### WHAT THE TASK ASKS
Single out each line with the word "this" and copy it.

Entries taken from a collection:
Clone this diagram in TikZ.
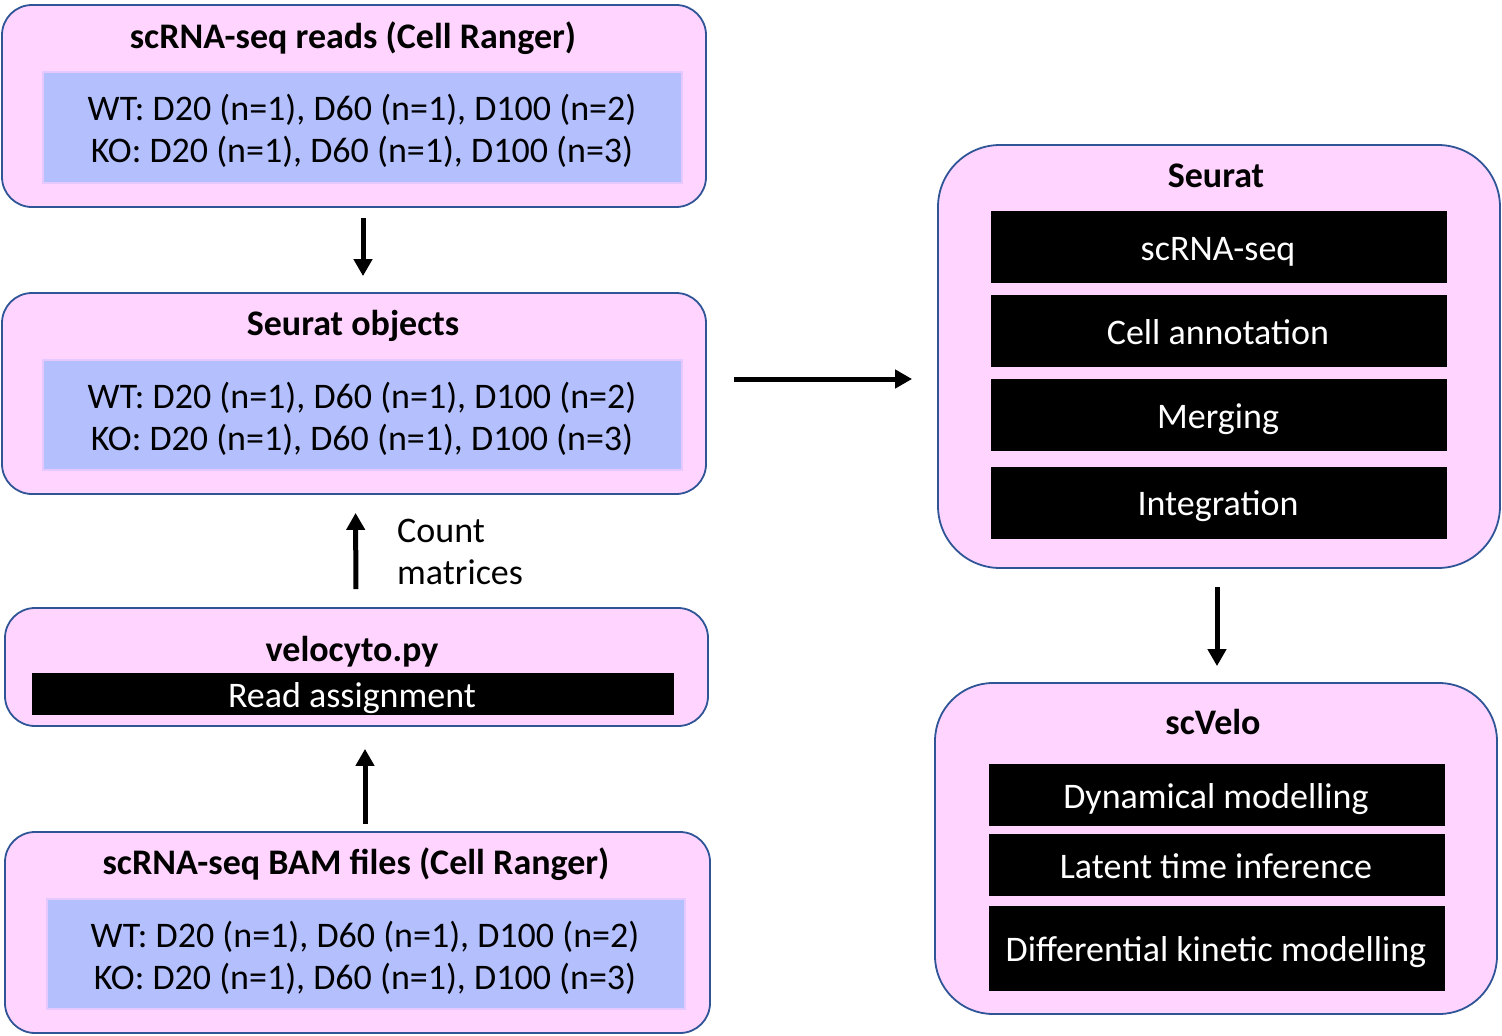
\documentclass[tikz,border=0pt]{standalone}
\usepackage{fontspec}
\setmainfont{Carlito}
\usetikzlibrary{arrows.meta}
\definecolor{pinkfill}{HTML}{FFD4FE}
\definecolor{boxline}{HTML}{2F5597}
\definecolor{bluefill}{HTML}{B4BFFE}
\definecolor{blueline}{HTML}{E4C8FF}
\tikzset{
  outer/.style={draw=boxline, fill=pinkfill, line width=1.8pt, rounded corners=#1, inner sep=0pt},
  outer/.default=30pt,
  innerbox/.style={draw=blueline, fill=bluefill, line width=1.5pt, inner sep=0pt},
  body/.style={font=\fontsize{36}{42}\selectfont, inner sep=0pt, align=center, anchor=base},
  ttl/.style={font=\bfseries\fontsize{36}{42}\selectfont, inner sep=0pt, anchor=base},
  bar/.style={fill=black, inner sep=0pt},
  bartext/.style={text=white, font=\fontsize{36}{42}\selectfont, inner sep=0pt, anchor=base},
  arr/.style={line width=5pt, -{Triangle[width=18pt,length=17pt]}},
}
\begin{document}
\begin{tikzpicture}[x=1pt,y=-1pt]
\useasboundingbox (0,0) rectangle (1502,1036);

% Box 1: scRNA-seq reads
\node[outer, minimum width=704pt, minimum height=202pt] (reads) at (354,106) {};
\node[ttl] (readsT) at (353,48) {scRNA-seq reads (Cell Ranger)};
\node[innerbox, minimum width=639pt, minimum height=111pt] (readsI) at (362.5,127.5) {};
\node[body] (readsL) at (362,162) {WT: D20 (n=1), D60 (n=1), D100 (n=2)\\KO: D20 (n=1), D60 (n=1), D100 (n=3)};

% Box 2: Seurat objects
\node[outer, minimum width=704pt, minimum height=201pt] (sobj) at (354,393.5) {};
\node[ttl] (sobjT) at (353,335) {Seurat objects};
\node[innerbox, minimum width=639pt, minimum height=110pt] (sobjI) at (362.5,415) {};
\node[body] (sobjL) at (362,450) {WT: D20 (n=1), D60 (n=1), D100 (n=2)\\KO: D20 (n=1), D60 (n=1), D100 (n=3)};

% Box 3: velocyto.py
\node[outer, minimum width=703pt, minimum height=118pt] (velo) at (356.5,667) {};
\node[ttl] (veloT) at (352,661) {velocyto.py};
\node[bar, minimum width=642pt, minimum height=42pt] (veloB) at (353,694) {};
\node[bartext] (veloBT) at (352,707) {Read assignment};

% Box 4: BAM files
\node[outer, minimum width=705pt, minimum height=201pt] (bam) at (357.5,932.5) {};
\node[ttl] (bamT) at (356,874) {scRNA-seq BAM files (Cell Ranger)};
\node[innerbox, minimum width=638pt, minimum height=110pt] (bamI) at (366,954) {};
\node[body] (bamL) at (365,989) {WT: D20 (n=1), D60 (n=1), D100 (n=2)\\KO: D20 (n=1), D60 (n=1), D100 (n=3)};

% Seurat
\node[outer=62pt, minimum width=562pt, minimum height=423pt] (seurat) at (1219,356.5) {};
\node[ttl] (seuratT) at (1216,187) {Seurat};
\node[bar, minimum width=456pt, minimum height=72pt] (s1) at (1219,247) {};
\node[bartext] at (1218,260) {scRNA-seq};
\node[bar, minimum width=456pt, minimum height=72pt] (s2) at (1219,331) {};
\node[bartext] at (1218,344) {Cell annotation};
\node[bar, minimum width=456pt, minimum height=72pt] (s3) at (1219,415) {};
\node[bartext] at (1218,428) {Merging};
\node[bar, minimum width=456pt, minimum height=72pt] (s4) at (1219,503) {};
\node[bartext] at (1218,515) {Integration};

% scVelo
\node[outer=58pt, minimum width=562pt, minimum height=331pt] (scv) at (1216,848.5) {};
\node[ttl] (scvT) at (1213,734) {scVelo};
\node[bar, minimum width=456pt, minimum height=62pt] (v1) at (1217,795) {};
\node[bartext] at (1216,808) {Dynamical modelling};
\node[bar, minimum width=456pt, minimum height=62pt] (v2) at (1217,865) {};
\node[bartext] at (1216,878) {Latent time inference};
\node[bar, minimum width=456pt, minimum height=85pt] (v3) at (1217,948.5) {};
\node[bartext] at (1216,961) {Differential kinetic modelling};

% connectors
\draw[arr, shorten <=10pt, shorten >=16pt] ([xshift=9pt]reads.south) -- ([xshift=9pt]sobj.north);
\draw[arr, shorten <=18pt, shorten >=18pt] ([xshift=-0.5pt]velo.north) -- ([xshift=1.5pt]sobj.south);
\draw[arr, shorten <=7pt, shorten >=22pt] ([xshift=7.5pt]bam.north) -- ([xshift=8.5pt]velo.south);
\node[body, anchor=base west, align=left] (cm) at (397,584) {Count\\matrices};
\coordinate (hy) at (0,379);
\draw[arr, shorten <=27pt, shorten >=25pt] (sobj.east |- hy) -- (seurat.west |- hy);
\draw[arr, shorten <=18pt, shorten >=16pt] ([xshift=-2pt]seurat.south) -- ([xshift=-2pt]seurat.south |- scv.north);
\end{tikzpicture}
\end{document}
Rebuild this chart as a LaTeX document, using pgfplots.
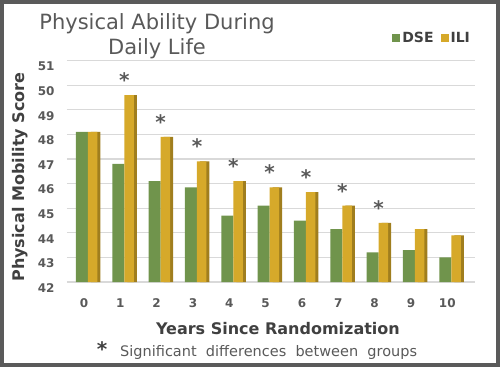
\documentclass[border=0pt]{standalone}
\usepackage{pgfplots}
\pgfplotsset{compat=1.18}
\usepackage{fontspec}
\setmainfont{DejaVu Sans}
\definecolor{dsegreen}{RGB}{112,148,76}
\definecolor{iligold}{RGB}{214,169,42}
\definecolor{ilidark}{RGB}{160,126,30}
\definecolor{gridgray}{RGB}{217,217,217}
\definecolor{txtgray}{RGB}{89,89,89}
\definecolor{lblgray}{RGB}{64,64,64}
\definecolor{framegray}{RGB}{90,90,90}
\begin{document}
\begin{tikzpicture}
\useasboundingbox (-67pt,-85pt) rectangle (433pt,282pt);
\begin{axis}[
  scale only axis,
  width=408pt, height=221.4pt,
  xmin=-0.578, xmax=10.652,
  ymin=42, ymax=51,
  xtick={0,...,10},
  ytick={42,...,51},
  axis line style={draw=none},
  major tick length=0pt,
  ymajorgrids,
  major grid style={draw=gridgray, line width=1.3pt},
  /pgf/number format/assume math mode=true,
  ticklabel style={font=\fontsize{12}{14}\selectfont\bfseries, text=txtgray},
  xticklabel style={anchor=north, yshift=-13pt, xshift=-4pt},
  yticklabel style={anchor=east, xshift=-9pt, yshift=-6pt},
  xlabel={Years Since Randomization},
  ylabel={Physical Mobility Score},
  xlabel style={at={(axis description cs:0.517,-0.235)}, anchor=base, font=\fontsize{16}{19}\selectfont\bfseries, text=lblgray},
  ylabel style={at={(axis description cs:-0.115,0.474)}, anchor=center, font=\fontsize{16}{19}\selectfont\bfseries, text=lblgray},
  legend columns=2,
  legend style={at={(rel axis cs:0.993,1.102)}, anchor=east, draw=none, fill=none, inner sep=0pt,
    font=\fontsize{14}{16}\selectfont\bfseries, text=lblgray,
    /tikz/every even column/.append style={column sep=5pt}},
]
\addplot[ybar, bar width=12pt, bar shift=-6pt, fill=dsegreen, draw=none,
  legend image code/.code={\fill[dsegreen] (0pt,-4pt) rectangle (8pt,4pt);}]
  coordinates {(0,48.1) (1,46.8) (2,46.1) (3,45.85) (4,44.7) (5,45.1) (6,44.5) (7,44.15) (8,43.2) (9,43.3) (10,43.0)};
\addlegendentry{DSE}
\addplot[ybar, bar width=9.5pt, bar shift=7.75pt, fill=ilidark, draw=none, forget plot]
  coordinates {(0,48.1) (1,49.6) (2,47.9) (3,46.9) (4,46.1) (5,45.85) (6,45.65) (7,45.1) (8,44.4) (9,44.15) (10,43.9)};
\addplot[ybar, bar width=9.5pt, bar shift=4.75pt, fill=iligold, draw=none,
  legend image code/.code={\fill[iligold] (0pt,-4pt) rectangle (8pt,4pt);}]
  coordinates {(0,48.1) (1,49.6) (2,47.9) (3,46.9) (4,46.1) (5,45.85) (6,45.65) (7,45.1) (8,44.4) (9,44.15) (10,43.9)};
\addlegendentry{ILI}
\addplot[ybar, bar width=9.5pt, bar shift=6pt, draw=none, fill=none, forget plot,
  nodes near coords={*},
  every node near coord/.append style={anchor=center, yshift=15pt, font=\fontsize{20}{22}\selectfont\bfseries, text=txtgray}]
  coordinates {(1,49.6) (2,47.9) (3,46.9) (4,46.1) (5,45.85) (6,45.65) (7,45.1) (8,44.4)};
\end{axis}
% title
\node[anchor=base, font=\fontsize{21}{25}\selectfont, text=txtgray] at (90pt,252pt) {Physical Ability During};
\node[anchor=base, font=\fontsize{21}{25}\selectfont, text=txtgray] at (90pt,227pt) {Daily Life};
% footnote
\node[anchor=center, font=\fontsize{20}{22}\selectfont\bfseries, text=lblgray] at (35pt,-67pt) {*};
\node[anchor=base west, inner sep=0pt, font=\fontsize{14.5}{17}\selectfont, text=txtgray] at (53pt,-74pt) {Significant \ differences \ between \ groups};
% frame
\draw[framegray, line width=4pt] (-65pt,-83pt) rectangle (431pt,280pt);
\end{tikzpicture}
\end{document}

### WRITTEN SOLUTION
Clone this diagram in TikZ.
Rebuild this chart as a LaTeX document, using pgfplots.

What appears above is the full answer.